The flight to Madrid is one of on/off turbulence, meaning I don’t eat. I just focus on us landing in one piece and that keeps me amused for 9 hours. We land at 5.40am but it’s just like a very late night for us. No questions asked in Madrid airport. No checks. No tests. But the airport is dead. It’s like they’ve been wanting to shut up shop for several days now, but we’re still browsing. We have to go outside to get a bus to transfer us to another terminal, and in the 30 seconds it takes to get on the bus we get more rained on than the entire 2 months we were away. It’s cold and grey. Everyone on the bus looks like us. Like a really terrible advert for Decathlon. Walking turtles with hurriedly packed rucksacks front and back, hiking shoes, and tans fading fast. All backpackers who either had no return flight, or didn’t book with an agent who would sort them out. Or were just in denial for a few days longer than the average tourist. We swap stories about which countries we did manage to see before reality hit.

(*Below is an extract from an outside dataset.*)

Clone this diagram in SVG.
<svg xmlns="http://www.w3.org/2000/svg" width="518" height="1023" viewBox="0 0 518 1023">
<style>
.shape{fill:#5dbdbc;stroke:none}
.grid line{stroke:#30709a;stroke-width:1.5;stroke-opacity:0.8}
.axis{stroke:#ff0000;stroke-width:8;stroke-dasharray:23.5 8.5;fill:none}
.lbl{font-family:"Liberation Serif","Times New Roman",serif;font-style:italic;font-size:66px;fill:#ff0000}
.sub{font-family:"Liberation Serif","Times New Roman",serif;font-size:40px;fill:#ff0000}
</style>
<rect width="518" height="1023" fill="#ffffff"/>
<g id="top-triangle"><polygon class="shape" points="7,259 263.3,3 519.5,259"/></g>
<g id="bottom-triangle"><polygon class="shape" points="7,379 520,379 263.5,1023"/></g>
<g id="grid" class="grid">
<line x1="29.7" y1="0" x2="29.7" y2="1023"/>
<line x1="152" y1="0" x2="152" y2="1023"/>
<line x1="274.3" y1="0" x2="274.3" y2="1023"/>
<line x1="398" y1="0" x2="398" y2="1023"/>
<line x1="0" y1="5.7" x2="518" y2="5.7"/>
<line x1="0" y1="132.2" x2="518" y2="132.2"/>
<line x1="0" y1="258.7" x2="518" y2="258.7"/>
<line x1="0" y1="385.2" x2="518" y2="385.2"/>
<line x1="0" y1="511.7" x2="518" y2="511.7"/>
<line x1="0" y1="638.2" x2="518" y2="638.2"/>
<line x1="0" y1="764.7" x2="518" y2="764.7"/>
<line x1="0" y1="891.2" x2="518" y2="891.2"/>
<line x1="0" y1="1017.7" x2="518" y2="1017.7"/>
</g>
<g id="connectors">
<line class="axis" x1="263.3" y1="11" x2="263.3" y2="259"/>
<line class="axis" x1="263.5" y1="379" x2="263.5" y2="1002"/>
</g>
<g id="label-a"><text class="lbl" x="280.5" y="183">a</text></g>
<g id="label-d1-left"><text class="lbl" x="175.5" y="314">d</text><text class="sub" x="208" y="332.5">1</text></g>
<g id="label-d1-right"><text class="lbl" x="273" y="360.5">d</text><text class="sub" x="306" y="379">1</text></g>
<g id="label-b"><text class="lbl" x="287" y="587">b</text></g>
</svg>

In the other terminal we find the KLM/Air France desk where we hurriedly try and drop off our bags so we can go and get a coffee and food. We get told that check-in doesn’t open for 30 minutes. So we wait around with all the other people sleeping on their bags while 6 members of KLM/Air France staff just stand around doing nothing. Tip: you could be replying to customer messages rather than twiddling your thumbs. We get asked if we have an onward connection from Paris, given that we’re not French. We say ‘no’ and one of the ladies rips into me in Spanish. Quite a few people in the queue raise their eyebrows. We’re all tired love. So the KLM/Air France staff leave us waiting for about an hour thinking that we won’t be able to board this flight. That would have been 9 cancelled flights. A final gift of stress from them. We rapidly check the French news to see if we missed something. They’ve put up ropes a metre away from the check-in desks. My arms aren’t long enough so I have to kind of frizbee my passport at the lady. She seems to think we’ll be fine so just hands us boarding passes.

We then go in search of food. Everything is pretty much closed. No duty free, no shops or cafes. The only thing you can get is something from a vending machine and a coffee. People are sleeping in corners of the airport. Even some of the toilets are closed. We’re really happy we have another flight out of here, because the alternative would have been ‘living’ here for several days. At the boarding gate, a police officer with a frozen pizza under his arm, yells at everyone to stay 1 metre apart. On the plane there’s a young German girl sat next to me. It’s painful watching her stay awake. Her head hits the window about 10 times. The air stewards come around with apologies, water and biscuits, but everyone is asleep. Apart from me of course.

At French customs, same as in Madrid. No questions. No checks. No tests. No quarantine. Just a feeling of ‘get out so we can all go home’. The final challenge is to get me into Belgium. Kim’s dad has been around to our house, picked up my proof of residence in Belgium, and collects us at the airport. It’s a 3-hour drive from Paris and the roads are quiet. No police around so we slip back into Belgium without any problems. The bags remain packed. They might stay that way for a while. No rush, though. With Belgium in lockdown, there really is…no rush.

Total costs incurred from the point we left San Pedro: 2890.88 euros, of which 2496.46 euros on flights.